The only way for snowboarding to prosper is by its own hands and through it own culture and lifestyle. I think surfing and skating have developed into solid cultures that are bought, manufactured and sold through their riders, not by outside forces. If you moved to the coast with your family you would go to a surf shop to buy a surfboard, and a surfer would tell you what break to go ride (or not ride) and what board to start out on. Snowboarding should be the same.
How long has The Commission been around? When did it officially get off the ground?
One year. Our first official meeting was at SIA last year.
What is the ‘Super’ project all about?
As a group we felt like a few brands might help get this message out by building some collab pieces to highlight The Commission’s goals. Super was a word we wanted to add to products that were already in the brand’s line, but with added features, but it comes down to our collective ideals; super service, super products. Super shops… an adjective to describe everything we want in snowboarding.
Which brands are you collaborating with?
Year one we kept it simple; a Burton boot – the Super Rampant, a Union binding – the Super Force, and a Lib Tech board – the Super Banana.
How many products, and what type of products, will The Commission be releasing?
Just the 3 above, which are only available at The Commission shops.
Have you seen any results so far? Are you gaining traction with the brands?
The brands have all been very receptive and I think they all are well aware of the local shop’s role in developing snowboarding and the lifestyle.
As far as the retailers that are involved are concerned- what do they have in common? What brought these particular shops together?
They are all very passionate about snowboarding and participate in it, so they really care about its future.

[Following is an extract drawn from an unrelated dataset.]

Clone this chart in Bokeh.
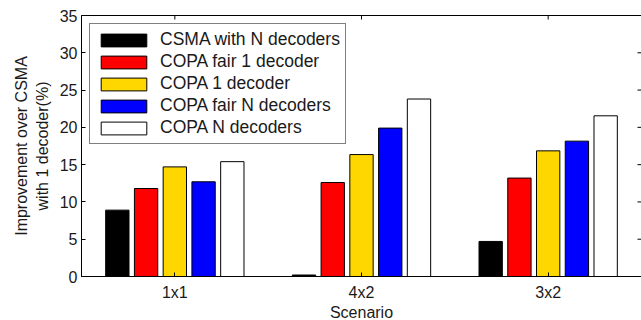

Have you seen the relationship between brands and shops go downhill since you first opened Satellite, or has there always been a tension between the two?
I think we have always worked at our brand/business relationships and we have dedicated a lot of time to the growth of snowboarding and the brands have been respectful of that effort and helped us along the way.
Meet The Commission: Youth Shelter Supply | Cal Surf | Surfside | Darkside | Satellite | Wave Rave | Pit Crew | SnoCon | Milo Sport | Eastern Boarder | Salty Peaks | World Boards
In your opinion, how could shops and brands work together and support each other? What does that look like?
Communication is everything; having a plan and preparing for what’s next. We all need each other to survive, so time needs to be invested in each part of that equation.
It’s just a younger sport/ lifestyle and it has lost its way a bit. The Commission intends to help put it back on track.
What is “The Golden Brick” about? Can you explain the concept behind it?
Well this is still in the works, but the idea is to create another system by which riders can find out about superior products; just like Platinum Picks or Good Wood, the Golden Brick is meant to be a way of highlighting the products many local shops are backing.
Many of the magazines are looking for ways to add authenticity to premium picks and what better way than to connect it back to the retailer. Just like the customer, we have to buy all of the products on our walls, so we are very critical and thorough when it comes to making selections.